Anika Moa is not one to be tied to any one genre: folk, pop, rock, electronica – she’s stylistically restless and adventurous.
‘Anika Moa’ is her sixth solo album, recorded in New Orleans in a former Presbyterian Church with a cast of crack local musicians (including Doug Pettibone and Tony Blake) co-opted by her drummer and co-producer Brady Blade.
This time she’s used an Americana angle to channel her songs, which cover love (Fire of her Eyes), bitterness (Heavy Head), and the story of the day she met her father (1993).
While ‘Anika Moa’ relies on a guitar-based sound (acoustic, electric, and slide), Heavy Head is underpinned by moody piano chords, which only highlight the darkness of the song, where she sings of regret and self-loathing.

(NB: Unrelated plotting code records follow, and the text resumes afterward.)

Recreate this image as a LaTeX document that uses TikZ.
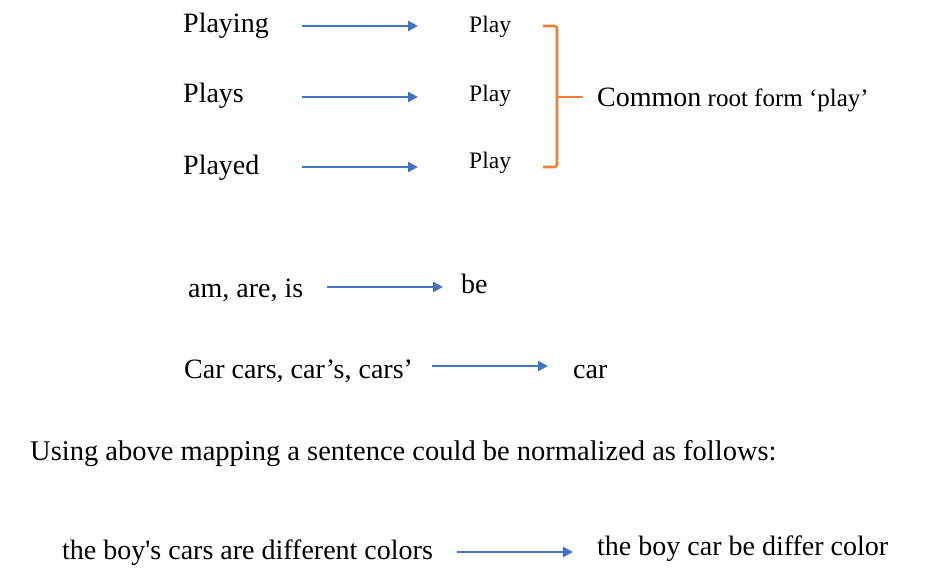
\documentclass[tikz,border=0pt]{standalone}
\usepackage{fontspec}
\setmainfont{Liberation Serif}
\usetikzlibrary{arrows.meta}

\definecolor{mapblue}{HTML}{4472C4}
\definecolor{braceorange}{HTML}{ED7D31}

\begin{document}
\begin{tikzpicture}[x=1pt,y=-1pt,
    word/.style={inner sep=0pt, anchor=base west, font=\fontsize{28}{32}\selectfont},
    root/.style={word, font=\fontsize{23.6}{26}\selectfont},
    mapto/.style={draw=mapblue, line width=2.8pt, -{Triangle[length=10pt,width=10pt]}},
    brace/.style={draw=braceorange, line width=2.6pt, rounded corners=2.5pt},
]
    \useasboundingbox (0,0) rectangle (930,583);
    % inflected forms of play, all to one root
    \node[word] (playing) at (183,33) {Playing};
    \node[word] (plays) at (183,103) {Plays};
    \node[word] (played) at (183,175) {Played};
    \node[root] (play1) at (469,33) {Play};
    \node[root] (play2) at (469,102) {Play};
    \node[root] (play3) at (469,169) {Play};
    \draw[mapto] ([xshift=33.4pt,yshift=7pt]playing.base east) -- ([xshift=-51pt,yshift=7pt]playing.base east -| play1.west);
    \draw[mapto] ([xshift=58.3pt,yshift=6pt]plays.base east) -- ([xshift=-51pt,yshift=6pt]plays.base east -| play2.west);
    \draw[mapto] ([xshift=42.8pt,yshift=8pt]played.base east) -- ([xshift=-51pt,yshift=8pt]played.base east -| play3.west);
    % bracket round the three roots
    \node[word, font=\fontsize{25}{28}\selectfont] (common) at (597,107)
        {{\fontsize{28}{30}\selectfont Common} root form ‘play’};
    \coordinate (bracemid) at (557,97);
    \draw[brace] (543,26) -- (557,26) -- (557,167) -- (543,167);
    \draw[brace] (bracemid) -- ([xshift=-14pt]bracemid -| common.west);
    % other mappings
    \node[word] (amare) at (188,297) {am, are, is};
    \node[word] (be) at (461,293) {be};
    \draw[mapto] ([xshift=24pt,yshift=10pt]amare.base east) -- ([xshift=-18pt,yshift=10pt]amare.base east -| be.west);
    \node[word] (cars) at (184,378) {Car cars, car’s, cars’};
    \node[word] (car) at (573,378) {car};
    \draw[mapto] ([xshift=18.7pt,yshift=12pt]cars.base east) -- ([xshift=-25pt,yshift=12pt]cars.base east -| car.west);
    % example sentence
    \node[word, font=\fontsize{28.5}{32}\selectfont] (using) at (30,460)
        {Using above mapping a sentence could be normalized as follows:};
    \node[word] (sentence) at (62,559) {the boy\textquotesingle s cars are different colors};
    \node[word] (normal) at (597,555) {the boy car be differ color};
    \draw[mapto] ([xshift=24pt,yshift=7pt]sentence.base east) -- ([xshift=-24pt,yshift=7pt]sentence.base east -| normal.west);
\end{tikzpicture}
\end{document}
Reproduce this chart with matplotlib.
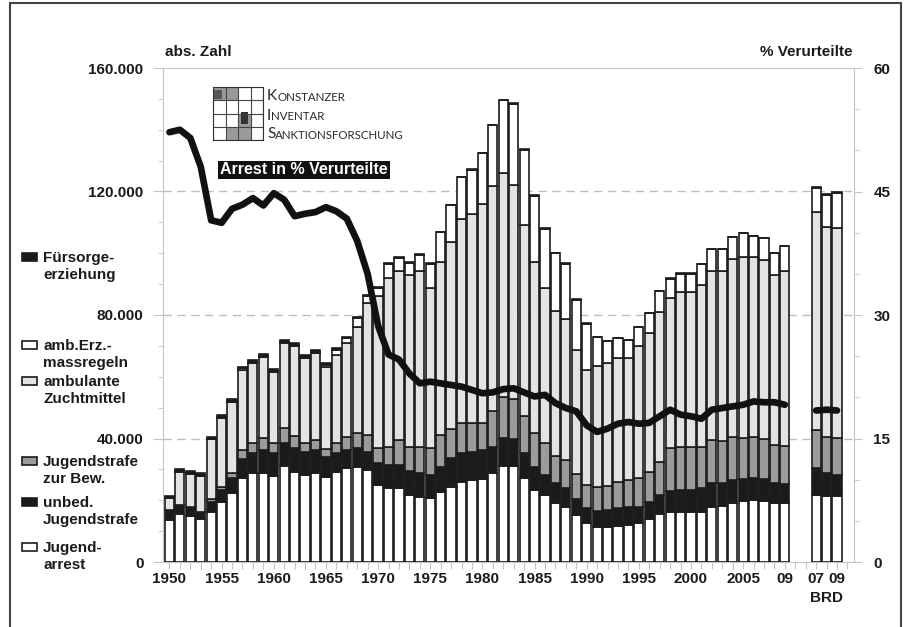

It’s a hard listen, and one of the best songs she’s written. Buttercup, conversely, brings the breezy pop touch she is known for, as does the deceptively bright, upbeat To be Young, To be Sad.
Moa uses her calling card, her voice, in a slightly lower register this time, and this adds to the heart-on-sleeve emotion which colours every track.
As an artist who has always confronted her life head-on in her music, there’s an unvarnished, expressive truth throughout ‘Anika Moa’, and the album is an understated and beautiful collection of songs that rank among her best.